* What the exercise asks: Gather, from the data below, each line in which the word "image" occurs.

* Given data:
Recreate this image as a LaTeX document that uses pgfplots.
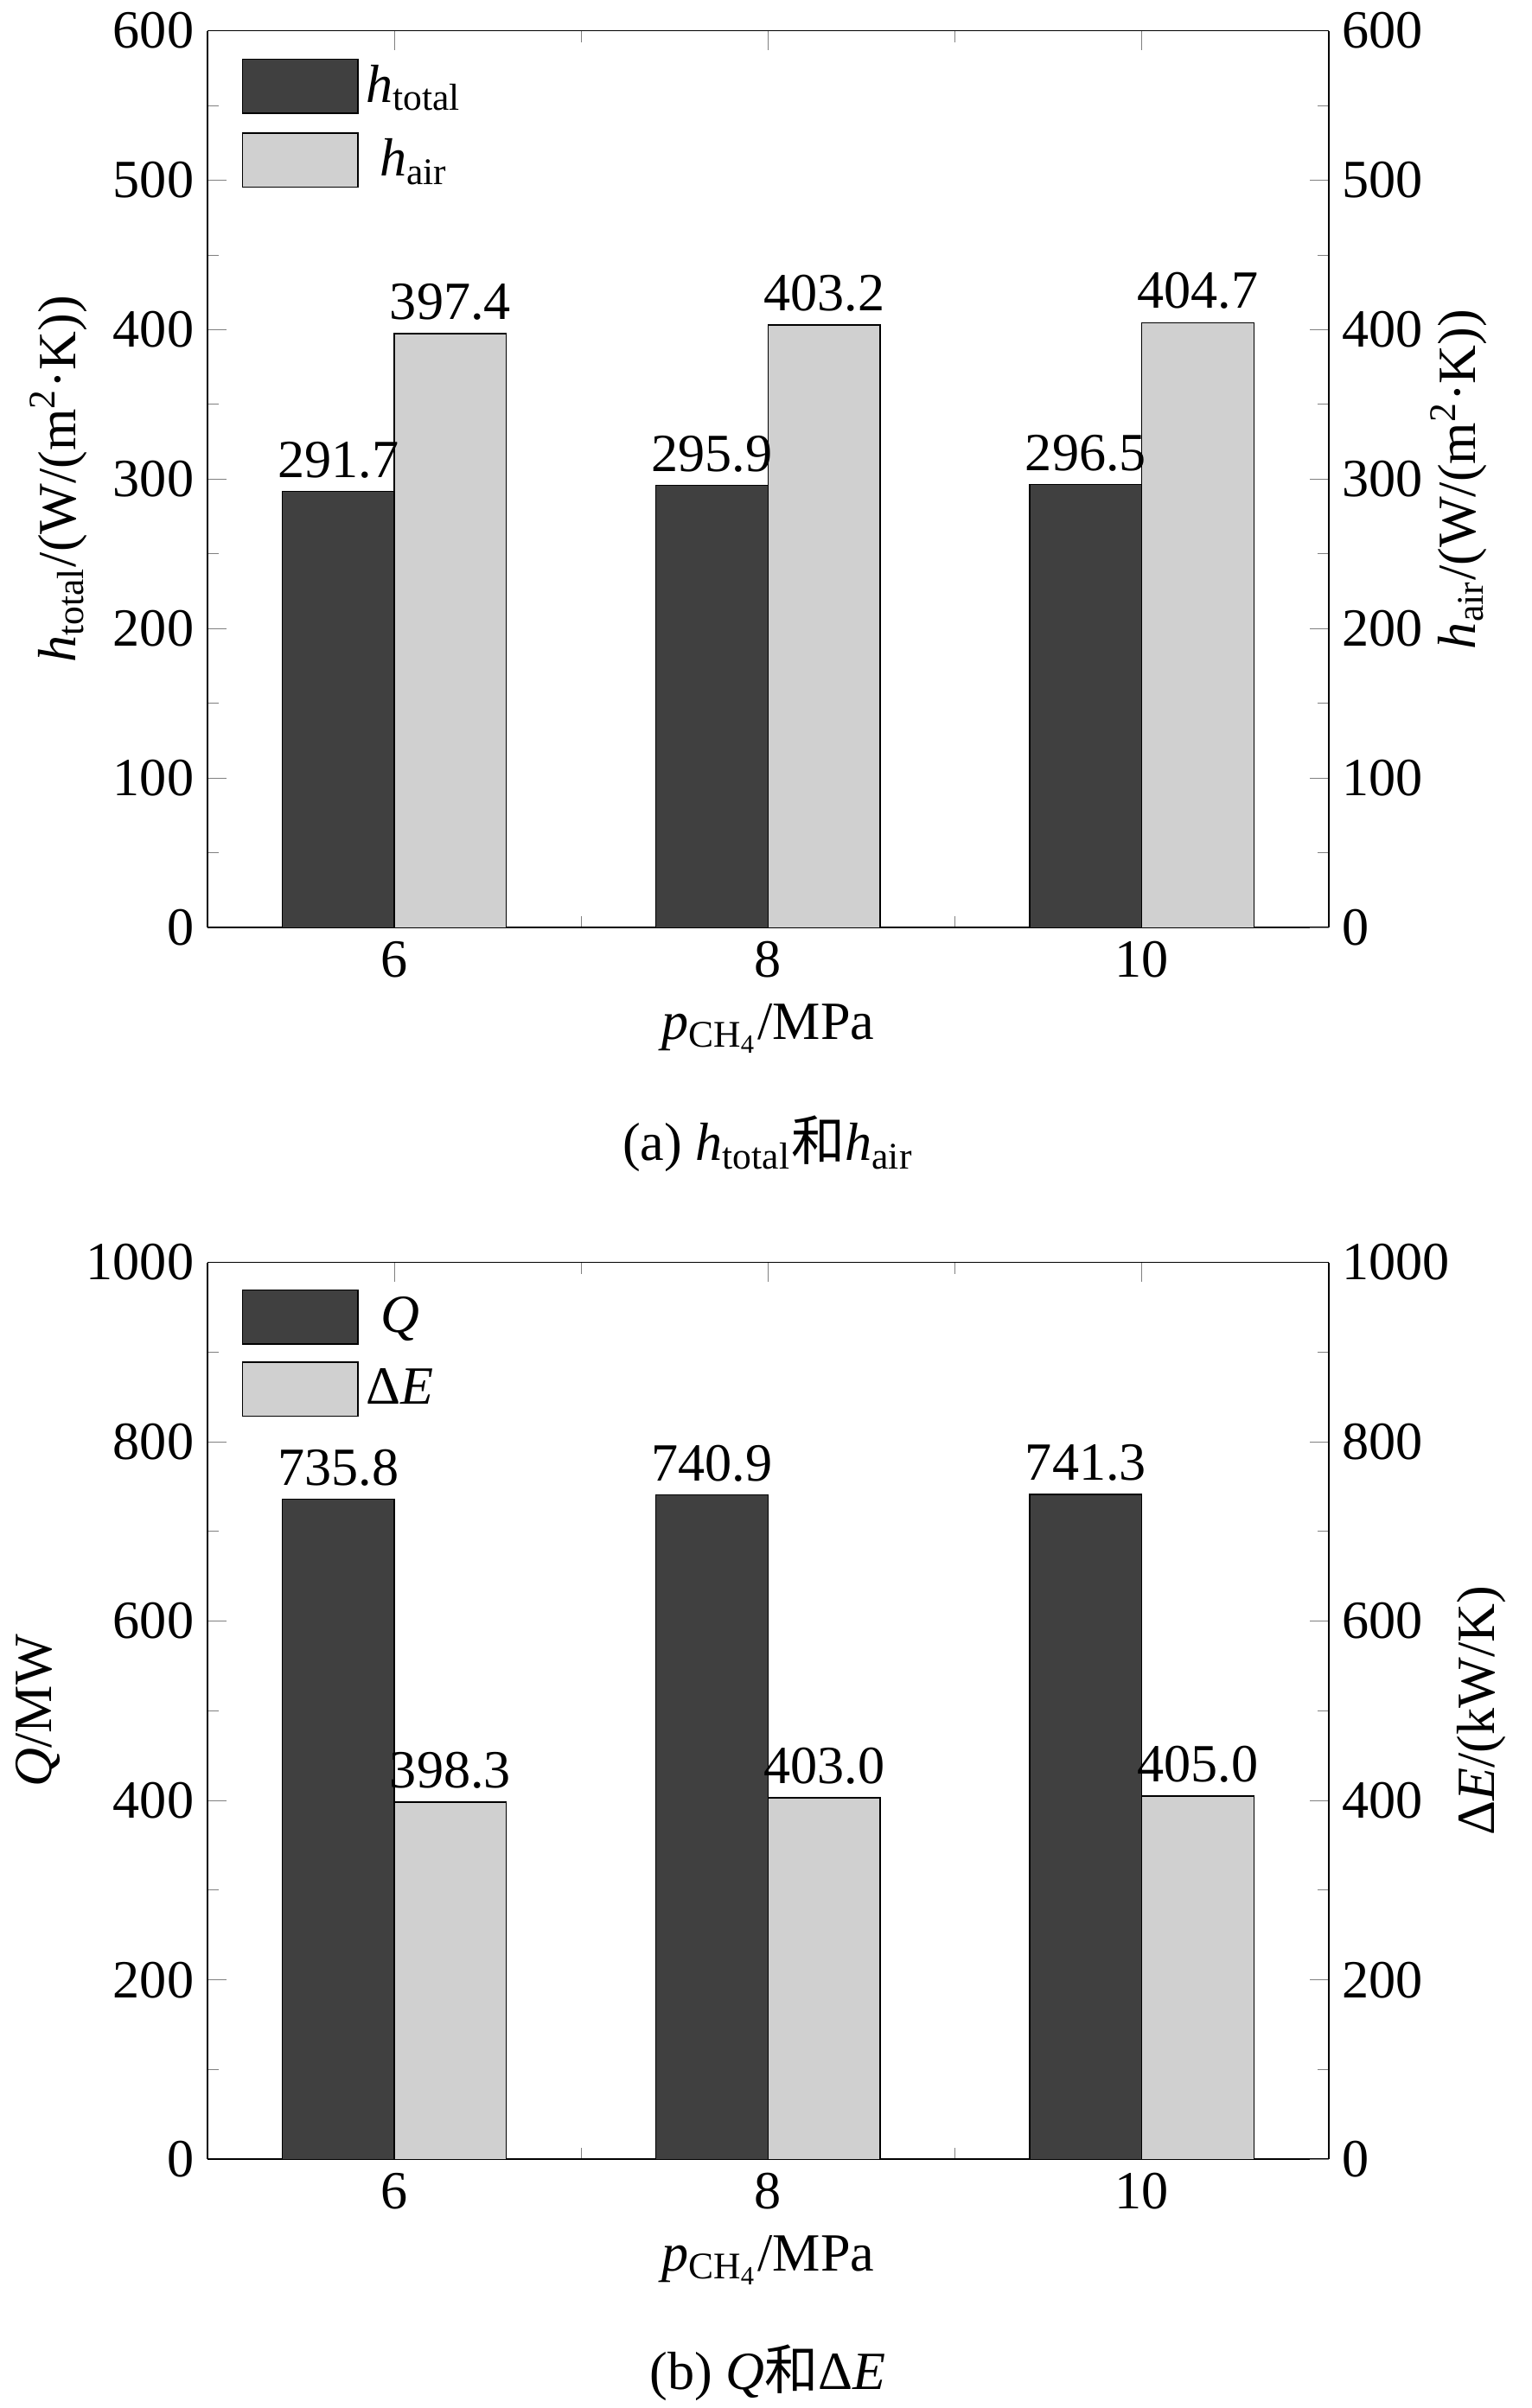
\documentclass[border=0pt]{standalone}
\usepackage{pgfplots}
\pgfplotsset{compat=1.18}
\usepackage{fontspec}
\setmainfont{Liberation Serif}
\newfontfamily\cjk{Noto Sans CJK SC}
\definecolor{dk}{HTML}{404040}
\definecolor{lt}{HTML}{D0D0D0}
\pgfplotsset{
  base/.style={scale only axis, width=292pt, height=233.6pt,
    xmin=-0.5, xmax=2.5, xtick={0,1,2}, xticklabels={6,8,10},
    minor xtick={0.5,1.5}, tick align=inside, tickwidth=5pt, subtickwidth=3pt,
    /pgf/number format/assume math mode=true, /pgf/number format/1000 sep={},
    ticklabel style={font=\fontsize{14}{16}\selectfont},
    label style={font=\fontsize{14}{16}\selectfont},
    minor y tick num=1, ymin=0},
  boxleg/.style={legend image code/.code={\draw[##1,draw=black,line width=0.3pt] (0pt,-7pt) rectangle (30pt,7pt);}},
  bars/.style={ybar, bar width=0.3, bar shift=0pt, draw=black, line width=0.3pt,
    nodes near coords={\pgfmathprintnumber[fixed,fixed zerofill,precision=1]{\pgfplotspointmeta}},
    every node near coord/.append style={font=\fontsize{14}{16}\selectfont, /pgf/number format/assume math mode=true}}
}
\begin{document}
\begin{tikzpicture}
\path[use as bounding box] (0,0) rectangle (398.8pt,-627.2pt);
% top
\begin{axis}[base, at={(54pt,-8pt)}, anchor=north west, ymax=600, ytick={0,100,...,600},
  axis y line*=left, ylabel={\textit{h}\textsubscript{total}/(W/(m\textsuperscript{2}·K))},
  xlabel={\textit{p}\textsubscript{CH\textsubscript{4}}/MPa},
  legend style={draw=none, fill=none, at={(0.02,0.98)}, anchor=north west, font=\fontsize{14}{16}\selectfont, row sep=4pt},
  boxleg]
\addplot[bars, fill=dk] coordinates {(-0.15,291.7) (0.85,295.9) (1.85,296.5)};
\addplot[bars, fill=lt] coordinates {(0.15,397.4) (1.15,403.2) (2.15,404.7)};
\legend{\textit{h}\textsubscript{total},\textit{h}\textsubscript{air}}
\end{axis}
\begin{axis}[base, at={(54pt,-8pt)}, anchor=north west, ymax=600, ytick={0,100,...,600},
  axis y line*=right, axis x line*=top, xticklabels={}, ylabel shift=-5pt,
  ylabel={\textit{h}\textsubscript{air}/(W/(m\textsuperscript{2}·K))}]
\addplot[draw=none] coordinates {(0,0)};
\end{axis}
\node[font=\fontsize{14}{16}\selectfont] at (200pt,-298pt) {(a) \textit{h}\textsubscript{total}{\cjk 和}\textit{h}\textsubscript{air}};
% bottom
\begin{axis}[base, at={(54pt,-328.8pt)}, anchor=north west, ymax=1000, ytick={0,200,...,1000},
  axis y line*=left, ylabel={\textit{Q}/MW},
  xlabel={\textit{p}\textsubscript{CH\textsubscript{4}}/MPa},
  legend style={draw=none, fill=none, at={(0.02,0.98)}, anchor=north west, font=\fontsize{14}{16}\selectfont, row sep=4pt},
  boxleg]
\addplot[bars, fill=dk] coordinates {(-0.15,735.8) (0.85,740.9) (1.85,741.3)};
\addplot[bars, fill=lt] coordinates {(0.15,398.3) (1.15,403.0) (2.15,405.0)};
\legend{\textit{Q},Δ\textit{E}}
\end{axis}
\begin{axis}[base, at={(54pt,-328.8pt)}, anchor=north west, ymax=1000, ytick={0,200,...,1000},
  axis y line*=right, axis x line*=top, xticklabels={}, ylabel shift=-5pt,
  ylabel={Δ\textit{E}/(kW/K)}]
\addplot[draw=none] coordinates {(0,0)};
\end{axis}
\node[font=\fontsize{14}{16}\selectfont] at (200pt,-618pt) {(b) \textit{Q}{\cjk 和}Δ\textit{E}};
\end{tikzpicture}
\end{document}
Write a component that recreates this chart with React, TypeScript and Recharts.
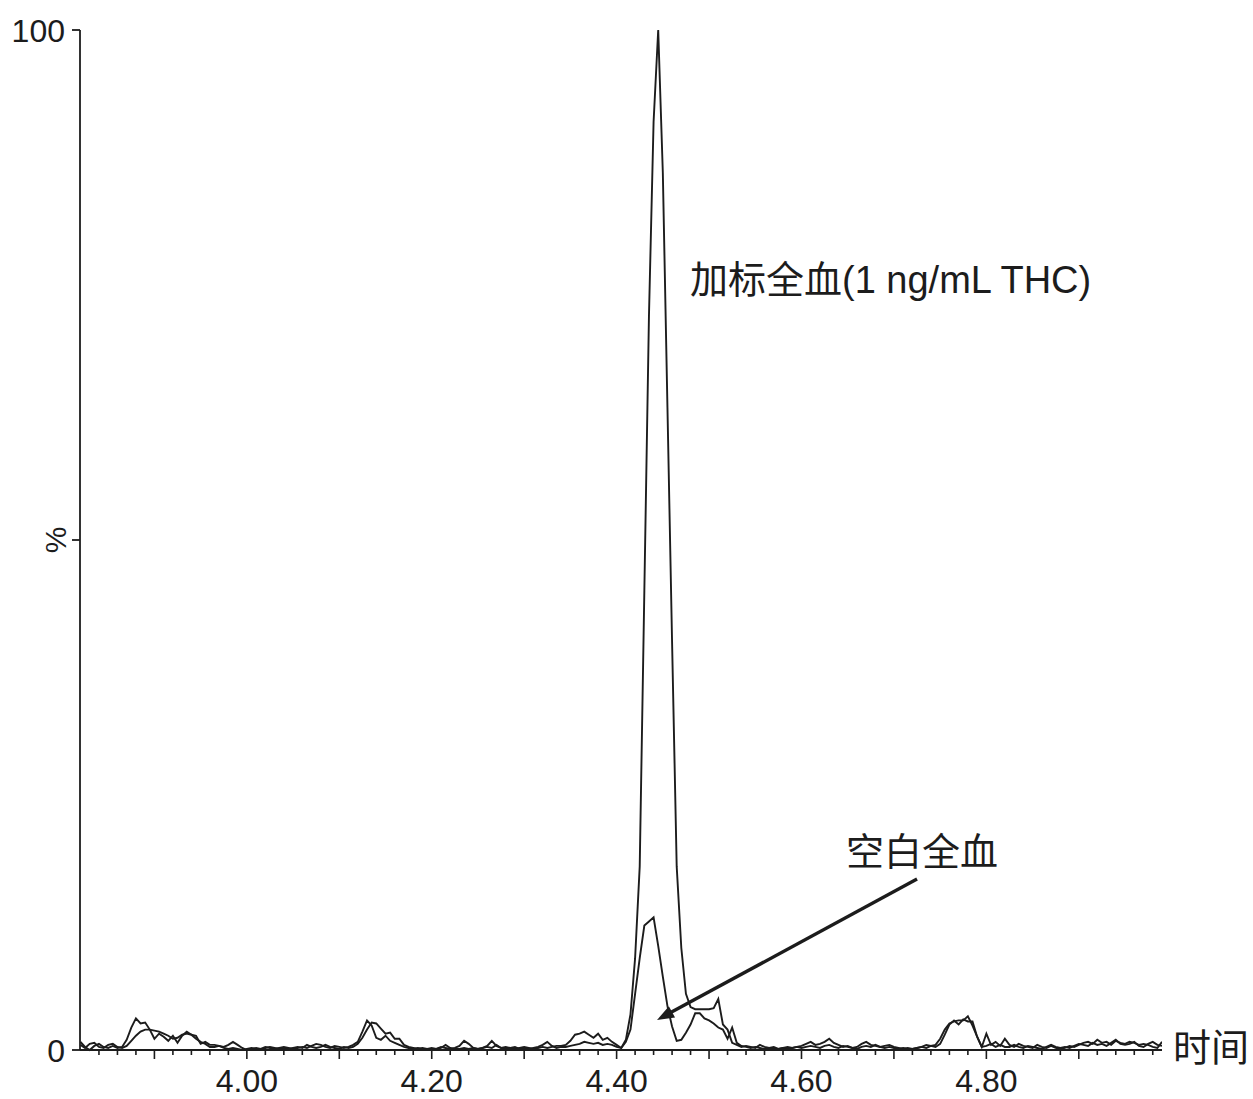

* Complete answer:
Recreate this image as a LaTeX document that uses pgfplots.
  boxleg/.style={legend image code/.code={\draw[##1,draw=black,line width=0.3pt] (0pt,-7pt) rectangle (30pt,7pt);}},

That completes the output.